シンポジウムで継続的支援を訴え
吉川市内で活動する3つの子ども食堂の代表らが、現状や将来像などについて意見を交わす「子ども食堂シンポジウム~このまちの未来に向けて」が11月16日、吉川中央公民館ホールで開かれた。
3食堂が「吉川地域食堂ネットワーク」を設立して、食堂の開催日が重ならないよう曜日をずらしたり、市や市社会福祉協議会と密接に連携して寄贈された食料を3食堂でうまく配分したり、郵便局に食料を集める「フードポスト」を設置してもらう独自の取り組みは、「吉川モデル」として評価されている。各食堂は、「子どもの居場所として大事」「高齢者など、どの世代も気軽に来られる」などと、子ども食堂の重要性と継続的な支援を訴えた。
このシンポジウムは吉川青年会議所(大村仁也理事長)が創立45周年記念事業として開催。「みんなの食堂ころあい」の松本亜季さん、「みんな食堂たんぽぽ」の伊東壽恵さん、同会議所理事長でもある「よつば食堂」の大村さんと、同市子育て支援課の桜井健一課長や同市社会福祉協議会の山崎純子事務局長が参加し、認定NPO法人「全国こども食堂支援センター・むすびえ」のプロジェクトリーダー、山角直史さんが進行役を務めた。
「ころあい」(吉川団地1街区7号棟107、福祉楽団地域ケアよしかわ)は設立10周年と歴史が古い。毎週月曜と水曜の午後4時30分~7時に開いている。「たんぽぽ」(吉川625の1)は2番目の設立で、毎週土曜の午後5~7時。会食ではなくお弁当を出している。「よつば食堂」(川野75の2)は同会議所の事業としてスタートしたもので、毎週金曜午後4~7時。いずれも無料で、子どもだけでなく保護者や高齢者などどんな年齢の人でも利用できる。食材は寄付でまかなわれ、ボランティアが調理している。
子ども食堂の役割について松本さんは、「小学校になかなか行けなかった子が、うちの食堂で『ここにいていいんだ』と思うようになり、中学を卒業できたと手紙が来た。食事の提供もだが、子どもの居場所であることが何より大事」と強調。伊東さんは「利用者が2、3年たつとボランティア側に回ることが多い。お互いさまの関係」と話していた。

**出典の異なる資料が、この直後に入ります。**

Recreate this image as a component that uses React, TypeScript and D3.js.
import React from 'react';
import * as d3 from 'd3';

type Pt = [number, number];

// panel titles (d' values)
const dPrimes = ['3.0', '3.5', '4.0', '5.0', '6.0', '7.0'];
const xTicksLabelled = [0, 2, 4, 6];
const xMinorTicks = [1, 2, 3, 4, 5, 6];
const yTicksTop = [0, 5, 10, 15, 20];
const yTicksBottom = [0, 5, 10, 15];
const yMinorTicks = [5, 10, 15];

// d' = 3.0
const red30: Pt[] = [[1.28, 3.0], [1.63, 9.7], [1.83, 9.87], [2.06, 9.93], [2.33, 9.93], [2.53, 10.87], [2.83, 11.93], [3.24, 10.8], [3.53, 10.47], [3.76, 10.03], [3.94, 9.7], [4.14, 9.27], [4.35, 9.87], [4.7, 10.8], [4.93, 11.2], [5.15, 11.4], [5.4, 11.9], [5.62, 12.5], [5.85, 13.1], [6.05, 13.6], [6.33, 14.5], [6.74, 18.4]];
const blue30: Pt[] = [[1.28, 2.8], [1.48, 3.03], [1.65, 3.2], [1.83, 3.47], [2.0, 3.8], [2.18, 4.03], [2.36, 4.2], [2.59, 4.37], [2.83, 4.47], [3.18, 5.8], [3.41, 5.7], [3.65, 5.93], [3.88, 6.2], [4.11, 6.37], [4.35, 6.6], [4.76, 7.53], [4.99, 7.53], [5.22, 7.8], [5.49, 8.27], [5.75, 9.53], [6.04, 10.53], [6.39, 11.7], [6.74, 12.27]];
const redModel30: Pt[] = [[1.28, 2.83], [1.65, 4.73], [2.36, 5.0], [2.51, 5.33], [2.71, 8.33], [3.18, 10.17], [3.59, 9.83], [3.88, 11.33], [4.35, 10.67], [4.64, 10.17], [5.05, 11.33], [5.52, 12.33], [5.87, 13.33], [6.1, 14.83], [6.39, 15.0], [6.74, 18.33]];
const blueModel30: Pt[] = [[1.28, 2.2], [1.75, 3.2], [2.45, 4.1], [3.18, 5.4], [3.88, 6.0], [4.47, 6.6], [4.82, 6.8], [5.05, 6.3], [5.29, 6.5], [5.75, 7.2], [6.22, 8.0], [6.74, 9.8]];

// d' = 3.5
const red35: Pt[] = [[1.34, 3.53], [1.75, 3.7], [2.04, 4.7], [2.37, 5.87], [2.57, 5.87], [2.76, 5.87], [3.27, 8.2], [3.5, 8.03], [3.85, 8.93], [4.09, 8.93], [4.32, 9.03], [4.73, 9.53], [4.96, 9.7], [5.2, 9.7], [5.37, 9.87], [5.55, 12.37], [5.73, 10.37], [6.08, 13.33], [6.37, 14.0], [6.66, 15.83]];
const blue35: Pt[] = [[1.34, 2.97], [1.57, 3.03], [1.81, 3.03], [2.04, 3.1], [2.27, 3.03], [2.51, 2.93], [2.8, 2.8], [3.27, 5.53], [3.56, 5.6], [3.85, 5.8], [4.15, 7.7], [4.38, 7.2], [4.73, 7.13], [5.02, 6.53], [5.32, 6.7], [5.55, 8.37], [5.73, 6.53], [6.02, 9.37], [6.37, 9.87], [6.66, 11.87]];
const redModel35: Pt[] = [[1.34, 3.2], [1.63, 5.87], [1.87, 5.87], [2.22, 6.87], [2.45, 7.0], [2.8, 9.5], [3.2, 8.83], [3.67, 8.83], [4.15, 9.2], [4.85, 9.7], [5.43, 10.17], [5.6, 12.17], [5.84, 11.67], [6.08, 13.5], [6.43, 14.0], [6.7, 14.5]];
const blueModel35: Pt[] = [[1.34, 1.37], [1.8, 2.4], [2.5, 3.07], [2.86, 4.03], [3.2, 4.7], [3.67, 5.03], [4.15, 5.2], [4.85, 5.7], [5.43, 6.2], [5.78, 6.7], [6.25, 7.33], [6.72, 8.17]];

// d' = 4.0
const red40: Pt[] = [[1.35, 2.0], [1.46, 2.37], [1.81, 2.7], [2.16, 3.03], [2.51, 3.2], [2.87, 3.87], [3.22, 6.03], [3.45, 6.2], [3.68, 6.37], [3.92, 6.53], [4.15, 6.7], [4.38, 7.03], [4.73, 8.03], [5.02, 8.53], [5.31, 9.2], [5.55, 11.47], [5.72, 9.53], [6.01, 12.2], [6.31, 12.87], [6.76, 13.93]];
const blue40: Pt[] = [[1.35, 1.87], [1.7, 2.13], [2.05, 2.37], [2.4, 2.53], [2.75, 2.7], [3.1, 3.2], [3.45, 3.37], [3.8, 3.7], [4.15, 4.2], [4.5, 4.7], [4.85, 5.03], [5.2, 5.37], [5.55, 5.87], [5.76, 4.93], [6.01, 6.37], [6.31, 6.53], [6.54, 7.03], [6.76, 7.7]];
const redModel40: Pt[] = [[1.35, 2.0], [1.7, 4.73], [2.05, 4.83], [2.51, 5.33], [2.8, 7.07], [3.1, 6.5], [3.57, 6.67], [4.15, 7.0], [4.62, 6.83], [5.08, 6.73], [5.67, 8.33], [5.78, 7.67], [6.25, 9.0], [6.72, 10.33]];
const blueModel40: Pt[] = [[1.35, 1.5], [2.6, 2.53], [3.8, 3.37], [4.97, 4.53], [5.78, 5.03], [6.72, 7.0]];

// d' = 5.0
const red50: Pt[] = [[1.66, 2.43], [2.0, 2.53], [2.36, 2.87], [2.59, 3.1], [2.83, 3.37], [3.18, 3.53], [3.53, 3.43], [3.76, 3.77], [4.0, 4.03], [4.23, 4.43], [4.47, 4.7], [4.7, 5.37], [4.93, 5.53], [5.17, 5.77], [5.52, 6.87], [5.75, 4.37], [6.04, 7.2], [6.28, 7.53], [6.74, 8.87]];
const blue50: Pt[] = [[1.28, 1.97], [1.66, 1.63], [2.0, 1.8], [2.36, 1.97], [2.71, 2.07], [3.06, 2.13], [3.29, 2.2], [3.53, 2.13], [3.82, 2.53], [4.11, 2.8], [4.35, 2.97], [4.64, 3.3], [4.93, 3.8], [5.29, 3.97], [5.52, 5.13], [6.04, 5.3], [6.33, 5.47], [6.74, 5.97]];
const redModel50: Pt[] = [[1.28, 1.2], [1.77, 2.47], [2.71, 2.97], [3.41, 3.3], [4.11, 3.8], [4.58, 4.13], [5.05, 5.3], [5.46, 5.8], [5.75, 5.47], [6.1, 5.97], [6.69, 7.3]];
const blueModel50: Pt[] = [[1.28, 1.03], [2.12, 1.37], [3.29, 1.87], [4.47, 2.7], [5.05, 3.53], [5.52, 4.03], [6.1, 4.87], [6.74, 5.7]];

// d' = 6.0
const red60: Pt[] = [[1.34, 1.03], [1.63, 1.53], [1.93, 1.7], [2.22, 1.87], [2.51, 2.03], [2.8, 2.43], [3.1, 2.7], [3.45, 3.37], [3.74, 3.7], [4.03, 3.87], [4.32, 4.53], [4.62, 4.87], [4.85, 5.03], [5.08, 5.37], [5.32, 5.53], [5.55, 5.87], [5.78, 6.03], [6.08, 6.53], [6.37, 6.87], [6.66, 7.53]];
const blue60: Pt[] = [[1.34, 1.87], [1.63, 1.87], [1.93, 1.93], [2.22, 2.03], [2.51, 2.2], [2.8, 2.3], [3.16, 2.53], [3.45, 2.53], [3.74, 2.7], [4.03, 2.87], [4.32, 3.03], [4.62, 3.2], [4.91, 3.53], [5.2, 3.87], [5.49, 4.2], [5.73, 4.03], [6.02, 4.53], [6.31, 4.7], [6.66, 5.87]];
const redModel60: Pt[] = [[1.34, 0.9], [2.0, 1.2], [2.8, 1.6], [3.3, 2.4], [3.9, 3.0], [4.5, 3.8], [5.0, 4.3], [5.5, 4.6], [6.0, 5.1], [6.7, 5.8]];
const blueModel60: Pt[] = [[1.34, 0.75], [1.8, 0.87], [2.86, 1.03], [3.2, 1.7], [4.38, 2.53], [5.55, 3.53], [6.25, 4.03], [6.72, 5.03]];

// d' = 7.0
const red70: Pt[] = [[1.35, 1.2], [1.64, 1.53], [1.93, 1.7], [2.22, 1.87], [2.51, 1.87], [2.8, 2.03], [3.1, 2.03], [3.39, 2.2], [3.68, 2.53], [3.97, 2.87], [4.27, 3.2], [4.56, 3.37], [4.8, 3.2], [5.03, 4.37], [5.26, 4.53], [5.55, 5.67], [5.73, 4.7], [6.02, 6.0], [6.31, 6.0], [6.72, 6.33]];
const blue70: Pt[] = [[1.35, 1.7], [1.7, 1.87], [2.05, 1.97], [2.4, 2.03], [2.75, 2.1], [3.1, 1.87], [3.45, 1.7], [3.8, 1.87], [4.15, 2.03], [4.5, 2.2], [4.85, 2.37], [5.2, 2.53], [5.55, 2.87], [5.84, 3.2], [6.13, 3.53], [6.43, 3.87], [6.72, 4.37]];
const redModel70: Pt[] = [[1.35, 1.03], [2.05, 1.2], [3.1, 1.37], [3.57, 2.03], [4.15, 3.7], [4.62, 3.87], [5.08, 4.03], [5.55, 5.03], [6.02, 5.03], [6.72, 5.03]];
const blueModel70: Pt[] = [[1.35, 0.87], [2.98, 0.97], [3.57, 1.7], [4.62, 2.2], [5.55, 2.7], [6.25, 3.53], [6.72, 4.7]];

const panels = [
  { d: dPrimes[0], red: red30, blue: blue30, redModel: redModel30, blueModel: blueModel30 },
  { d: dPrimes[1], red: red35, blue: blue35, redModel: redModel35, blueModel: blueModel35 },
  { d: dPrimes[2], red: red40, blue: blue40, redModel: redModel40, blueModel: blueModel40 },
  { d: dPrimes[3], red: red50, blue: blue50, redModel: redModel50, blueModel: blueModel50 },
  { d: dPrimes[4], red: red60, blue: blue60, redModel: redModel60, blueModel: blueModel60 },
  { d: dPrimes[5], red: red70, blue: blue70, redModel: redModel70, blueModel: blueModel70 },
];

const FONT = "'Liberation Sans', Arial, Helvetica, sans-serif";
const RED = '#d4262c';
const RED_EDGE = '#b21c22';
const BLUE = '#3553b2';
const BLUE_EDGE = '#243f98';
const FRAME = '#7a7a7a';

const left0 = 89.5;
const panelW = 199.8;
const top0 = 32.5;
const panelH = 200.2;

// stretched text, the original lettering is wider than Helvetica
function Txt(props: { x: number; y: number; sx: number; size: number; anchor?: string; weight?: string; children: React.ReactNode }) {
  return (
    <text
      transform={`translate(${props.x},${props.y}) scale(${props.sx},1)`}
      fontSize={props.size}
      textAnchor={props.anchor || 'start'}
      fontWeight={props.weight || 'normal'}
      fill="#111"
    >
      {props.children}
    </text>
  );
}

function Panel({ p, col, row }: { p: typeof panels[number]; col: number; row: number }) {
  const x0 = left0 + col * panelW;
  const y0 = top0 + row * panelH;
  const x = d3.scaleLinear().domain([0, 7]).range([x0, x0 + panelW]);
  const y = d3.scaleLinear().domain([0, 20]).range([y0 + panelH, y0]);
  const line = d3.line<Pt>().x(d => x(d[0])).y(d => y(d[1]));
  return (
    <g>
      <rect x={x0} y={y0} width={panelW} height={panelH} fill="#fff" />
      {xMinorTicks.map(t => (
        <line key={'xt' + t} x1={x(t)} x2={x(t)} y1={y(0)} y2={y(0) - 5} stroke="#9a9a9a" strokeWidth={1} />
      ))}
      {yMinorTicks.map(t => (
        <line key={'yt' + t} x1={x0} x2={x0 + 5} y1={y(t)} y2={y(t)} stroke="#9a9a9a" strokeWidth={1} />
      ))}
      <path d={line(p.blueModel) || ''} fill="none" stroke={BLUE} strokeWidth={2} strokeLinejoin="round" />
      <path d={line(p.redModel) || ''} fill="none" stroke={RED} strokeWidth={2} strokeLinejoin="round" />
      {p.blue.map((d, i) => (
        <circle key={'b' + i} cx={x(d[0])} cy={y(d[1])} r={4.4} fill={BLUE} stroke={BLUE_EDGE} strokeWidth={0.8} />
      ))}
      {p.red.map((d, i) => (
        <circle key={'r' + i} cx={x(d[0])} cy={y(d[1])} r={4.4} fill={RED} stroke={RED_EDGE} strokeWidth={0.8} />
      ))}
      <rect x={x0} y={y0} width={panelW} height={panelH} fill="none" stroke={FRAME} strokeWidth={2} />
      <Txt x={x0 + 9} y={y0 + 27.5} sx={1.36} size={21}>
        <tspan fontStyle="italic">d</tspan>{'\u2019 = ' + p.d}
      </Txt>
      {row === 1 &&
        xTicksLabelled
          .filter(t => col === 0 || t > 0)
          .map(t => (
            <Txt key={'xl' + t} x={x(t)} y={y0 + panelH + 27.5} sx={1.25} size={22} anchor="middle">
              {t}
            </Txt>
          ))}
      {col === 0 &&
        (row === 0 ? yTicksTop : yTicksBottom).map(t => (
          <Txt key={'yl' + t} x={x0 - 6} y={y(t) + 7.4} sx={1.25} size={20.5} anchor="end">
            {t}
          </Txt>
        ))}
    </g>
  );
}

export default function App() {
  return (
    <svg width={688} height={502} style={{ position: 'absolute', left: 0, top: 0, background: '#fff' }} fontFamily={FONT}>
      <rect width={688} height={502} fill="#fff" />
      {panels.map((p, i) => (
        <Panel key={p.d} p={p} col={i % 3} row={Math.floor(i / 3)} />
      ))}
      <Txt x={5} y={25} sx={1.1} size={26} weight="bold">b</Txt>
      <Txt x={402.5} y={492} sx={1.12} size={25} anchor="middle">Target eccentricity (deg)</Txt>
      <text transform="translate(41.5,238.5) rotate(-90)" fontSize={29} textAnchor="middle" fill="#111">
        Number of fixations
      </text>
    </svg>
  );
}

山角さんは、「全国では月1回という食堂が多いが、毎週で、しかも3食堂が曜日を分けているのがすばらしい」と指摘。大村さんは「3つでうまくすみ分けができている」と述べた。山崎事務局長は「ネットワークを立ち上げたのがよかった」とし、桜井課長も「互いに顔の見える関係を築けた」と強調した。